DIRECTIONS
Leave out the images; return the rest of the data exactly.

DATASET SECTION
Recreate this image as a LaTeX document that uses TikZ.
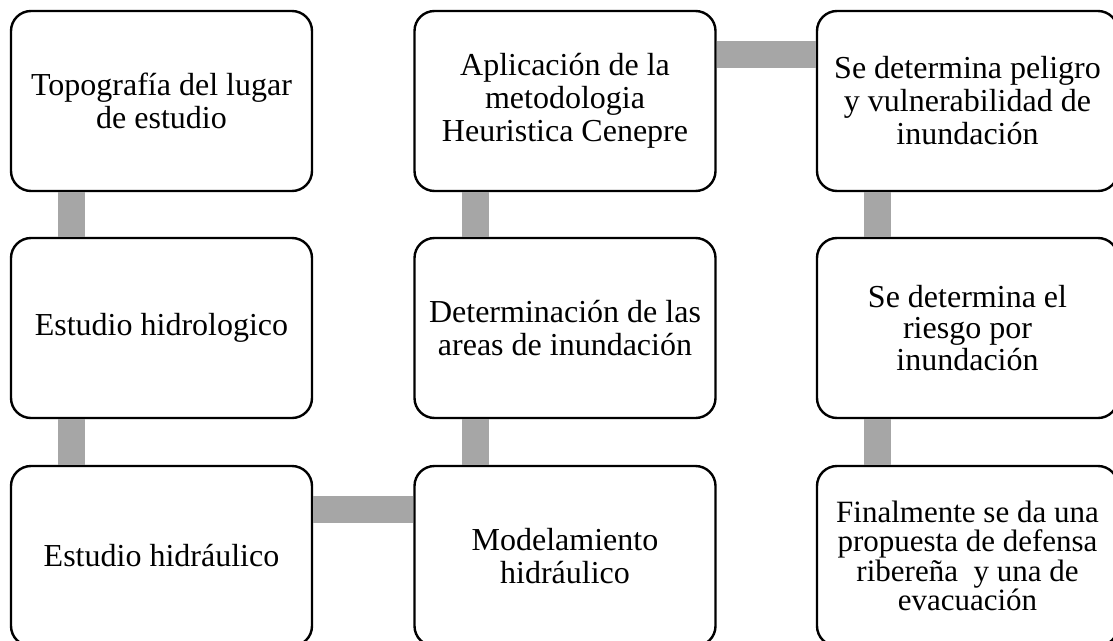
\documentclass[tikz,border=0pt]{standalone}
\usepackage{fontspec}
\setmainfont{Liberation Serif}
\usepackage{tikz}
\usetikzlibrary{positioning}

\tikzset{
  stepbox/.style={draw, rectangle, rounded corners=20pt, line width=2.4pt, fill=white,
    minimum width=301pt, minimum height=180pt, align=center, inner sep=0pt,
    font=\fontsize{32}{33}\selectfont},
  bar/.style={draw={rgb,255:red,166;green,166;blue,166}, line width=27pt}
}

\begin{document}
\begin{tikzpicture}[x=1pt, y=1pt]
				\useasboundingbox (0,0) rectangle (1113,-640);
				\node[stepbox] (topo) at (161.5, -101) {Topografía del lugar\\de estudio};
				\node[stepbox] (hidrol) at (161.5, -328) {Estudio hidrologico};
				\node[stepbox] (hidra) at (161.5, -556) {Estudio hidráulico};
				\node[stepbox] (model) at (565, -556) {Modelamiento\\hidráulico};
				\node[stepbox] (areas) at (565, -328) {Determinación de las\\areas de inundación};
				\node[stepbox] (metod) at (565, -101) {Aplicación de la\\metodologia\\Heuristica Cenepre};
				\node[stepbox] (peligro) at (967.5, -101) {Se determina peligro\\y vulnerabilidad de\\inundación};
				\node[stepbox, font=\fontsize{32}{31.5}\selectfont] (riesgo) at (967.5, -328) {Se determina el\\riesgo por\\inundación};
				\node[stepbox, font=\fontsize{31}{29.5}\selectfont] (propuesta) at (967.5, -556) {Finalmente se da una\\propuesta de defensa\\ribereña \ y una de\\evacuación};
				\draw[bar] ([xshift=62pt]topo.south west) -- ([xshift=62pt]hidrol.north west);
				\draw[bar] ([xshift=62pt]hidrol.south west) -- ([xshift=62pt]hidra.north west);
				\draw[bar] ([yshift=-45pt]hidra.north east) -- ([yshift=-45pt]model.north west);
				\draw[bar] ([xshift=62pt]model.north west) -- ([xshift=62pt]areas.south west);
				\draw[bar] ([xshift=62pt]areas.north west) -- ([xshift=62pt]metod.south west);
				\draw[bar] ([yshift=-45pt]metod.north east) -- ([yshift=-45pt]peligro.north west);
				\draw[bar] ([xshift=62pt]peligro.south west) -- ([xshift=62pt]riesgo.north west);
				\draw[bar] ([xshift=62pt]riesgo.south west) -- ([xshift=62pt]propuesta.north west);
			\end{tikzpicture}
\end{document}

COMPLETE OUTPUT
Recreate this image as a LaTeX document that uses TikZ.
\documentclass[tikz,border=0pt]{standalone}
\usepackage{fontspec}
\setmainfont{Liberation Serif}
\usepackage{tikz}
\usetikzlibrary{positioning}

\tikzset{
  stepbox/.style={draw, rectangle, rounded corners=20pt, line width=2.4pt, fill=white,
    minimum width=301pt, minimum height=180pt, align=center, inner sep=0pt,
    font=\fontsize{32}{33}\selectfont},
  bar/.style={draw={rgb,255:red,166;green,166;blue,166}, line width=27pt}
}

\begin{document}
\begin{tikzpicture}[x=1pt, y=1pt]
				\useasboundingbox (0,0) rectangle (1113,-640);
				\node[stepbox] (topo) at (161.5, -101) {Topografía del lugar\\de estudio};
				\node[stepbox] (hidrol) at (161.5, -328) {Estudio hidrologico};
				\node[stepbox] (hidra) at (161.5, -556) {Estudio hidráulico};
				\node[stepbox] (model) at (565, -556) {Modelamiento\\hidráulico};
				\node[stepbox] (areas) at (565, -328) {Determinación de las\\areas de inundación};
				\node[stepbox] (metod) at (565, -101) {Aplicación de la\\metodologia\\Heuristica Cenepre};
				\node[stepbox] (peligro) at (967.5, -101) {Se determina peligro\\y vulnerabilidad de\\inundación};
				\node[stepbox, font=\fontsize{32}{31.5}\selectfont] (riesgo) at (967.5, -328) {Se determina el\\riesgo por\\inundación};
				\node[stepbox, font=\fontsize{31}{29.5}\selectfont] (propuesta) at (967.5, -556) {Finalmente se da una\\propuesta de defensa\\ribereña \ y una de\\evacuación};
				\draw[bar] ([xshift=62pt]topo.south west) -- ([xshift=62pt]hidrol.north west);
				\draw[bar] ([xshift=62pt]hidrol.south west) -- ([xshift=62pt]hidra.north west);
				\draw[bar] ([yshift=-45pt]hidra.north east) -- ([yshift=-45pt]model.north west);
				\draw[bar] ([xshift=62pt]model.north west) -- ([xshift=62pt]areas.south west);
				\draw[bar] ([xshift=62pt]areas.north west) -- ([xshift=62pt]metod.south west);
				\draw[bar] ([yshift=-45pt]metod.north east) -- ([yshift=-45pt]peligro.north west);
				\draw[bar] ([xshift=62pt]peligro.south west) -- ([xshift=62pt]riesgo.north west);
				\draw[bar] ([xshift=62pt]riesgo.south west) -- ([xshift=62pt]propuesta.north west);
			\end{tikzpicture}
\end{document}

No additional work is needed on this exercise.